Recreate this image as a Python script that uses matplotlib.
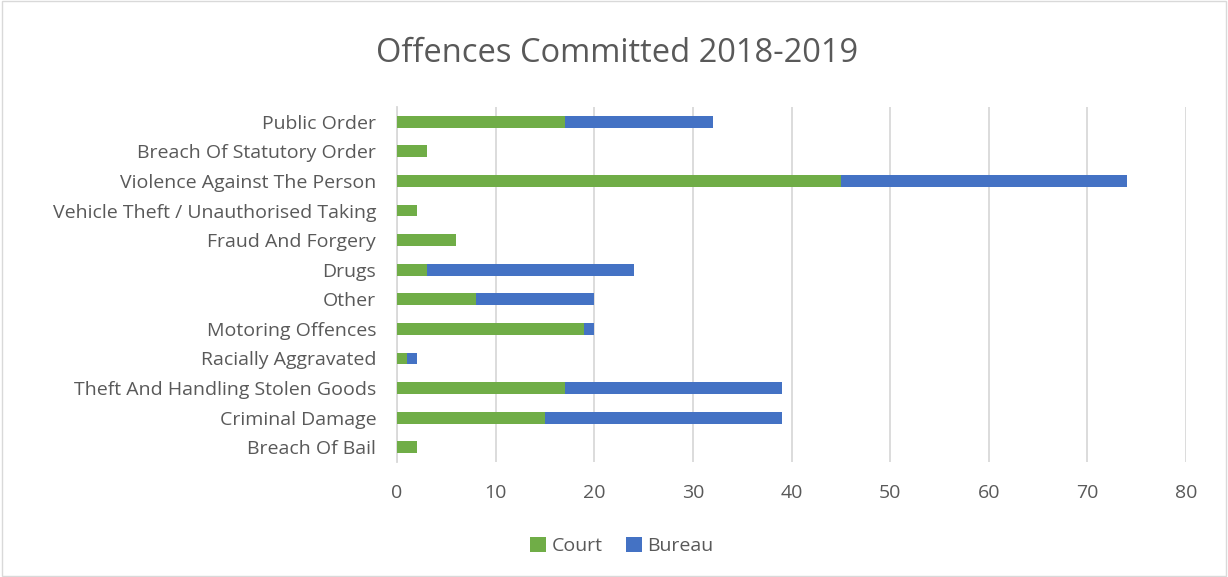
import numpy as np
import matplotlib.pyplot as plt

# offence categories, top to bottom as in the chart
categories = ["Public Order", "Breach Of Statutory Order", "Violence Against The Person",
              "Vehicle Theft / Unauthorised Taking", "Fraud And Forgery", "Drugs", "Other",
              "Motoring Offences", "Racially Aggravated", "Theft And Handling Stolen Goods",
              "Criminal Damage", "Breach Of Bail"]
court = [17, 3, 45, 2, 6, 3, 8, 19, 1, 17, 15, 2]
bureau = [15, 0, 29, 0, 0, 21, 12, 1, 1, 22, 24, 0]
xticks = [0, 10, 20, 30, 40, 50, 60, 70, 80]

GREEN = "#70AD47"
BLUE = "#4472C4"
GRID = "#D9D9D9"
TEXT = "#595959"

plt.rcParams['font.family'] = ['Open Sans', 'DejaVu Sans']

fig = plt.figure(figsize=(12.28, 5.77), dpi=100)
ax = fig.add_axes([397/1228, 1 - 462/577, (1186 - 397)/1228, (462 - 107)/577])

y = np.arange(len(categories))
ax.barh(y, court, height=0.4, color=GREEN, label="Court", zorder=3)
ax.barh(y, bureau, left=court, height=0.4, color=BLUE, label="Bureau", zorder=3)

ax.set_ylim(len(categories) - 0.5, -0.5)
ax.set_xlim(0, 80)
ax.set_xticks(xticks)
ax.set_yticks(y)
ax.set_yticklabels(categories)
ax.tick_params(axis='both', length=0, colors=TEXT, labelsize=14)
ax.tick_params(axis='x', pad=16)
ax.tick_params(axis='y', pad=15)
ax.grid(axis='x', color=GRID, linewidth=1.3, zorder=0)
for s in ['top', 'right', 'bottom']:
    ax.spines[s].set_visible(False)
ax.spines['left'].set_color(GRID)
ax.spines['left'].set_linewidth(1.3)

fig.text(617/1228, 1 - 53/577, "Offences Committed 2018-2019", ha='center', va='center',
         fontsize=23.5, color=TEXT)

fig.legend(loc='center', bbox_to_anchor=(622/1228, 1 - 546/577), ncol=2, frameon=False,
           fontsize=14, labelcolor=TEXT, handlelength=0.8, handleheight=0.8,
           handletextpad=0.3, columnspacing=1.2)

# light outer border
fig.patches.append(plt.Rectangle((0.002, 0.002), 0.996, 0.996, transform=fig.transFigure,
                                 fill=False, edgecolor=GRID, linewidth=1))

fig.savefig("out.png", dpi=100)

__SET EXERCISE__. Set every line down exactly as written, leaving each picture out.

__ANSWER TO THE TASK__.
Recreate this image as a Python script that uses matplotlib.
import numpy as np
import matplotlib.pyplot as plt

# offence categories, top to bottom as in the chart
categories = ["Public Order", "Breach Of Statutory Order", "Violence Against The Person",
              "Vehicle Theft / Unauthorised Taking", "Fraud And Forgery", "Drugs", "Other",
              "Motoring Offences", "Racially Aggravated", "Theft And Handling Stolen Goods",
              "Criminal Damage", "Breach Of Bail"]
court = [17, 3, 45, 2, 6, 3, 8, 19, 1, 17, 15, 2]
bureau = [15, 0, 29, 0, 0, 21, 12, 1, 1, 22, 24, 0]
xticks = [0, 10, 20, 30, 40, 50, 60, 70, 80]

GREEN = "#70AD47"
BLUE = "#4472C4"
GRID = "#D9D9D9"
TEXT = "#595959"

plt.rcParams['font.family'] = ['Open Sans', 'DejaVu Sans']

fig = plt.figure(figsize=(12.28, 5.77), dpi=100)
ax = fig.add_axes([397/1228, 1 - 462/577, (1186 - 397)/1228, (462 - 107)/577])

y = np.arange(len(categories))
ax.barh(y, court, height=0.4, color=GREEN, label="Court", zorder=3)
ax.barh(y, bureau, left=court, height=0.4, color=BLUE, label="Bureau", zorder=3)

ax.set_ylim(len(categories) - 0.5, -0.5)
ax.set_xlim(0, 80)
ax.set_xticks(xticks)
ax.set_yticks(y)
ax.set_yticklabels(categories)
ax.tick_params(axis='both', length=0, colors=TEXT, labelsize=14)
ax.tick_params(axis='x', pad=16)
ax.tick_params(axis='y', pad=15)
ax.grid(axis='x', color=GRID, linewidth=1.3, zorder=0)
for s in ['top', 'right', 'bottom']:
    ax.spines[s].set_visible(False)
ax.spines['left'].set_color(GRID)
ax.spines['left'].set_linewidth(1.3)

fig.text(617/1228, 1 - 53/577, "Offences Committed 2018-2019", ha='center', va='center',
         fontsize=23.5, color=TEXT)

fig.legend(loc='center', bbox_to_anchor=(622/1228, 1 - 546/577), ncol=2, frameon=False,
           fontsize=14, labelcolor=TEXT, handlelength=0.8, handleheight=0.8,
           handletextpad=0.3, columnspacing=1.2)

# light outer border
fig.patches.append(plt.Rectangle((0.002, 0.002), 0.996, 0.996, transform=fig.transFigure,
                                 fill=False, edgecolor=GRID, linewidth=1))

fig.savefig("out.png", dpi=100)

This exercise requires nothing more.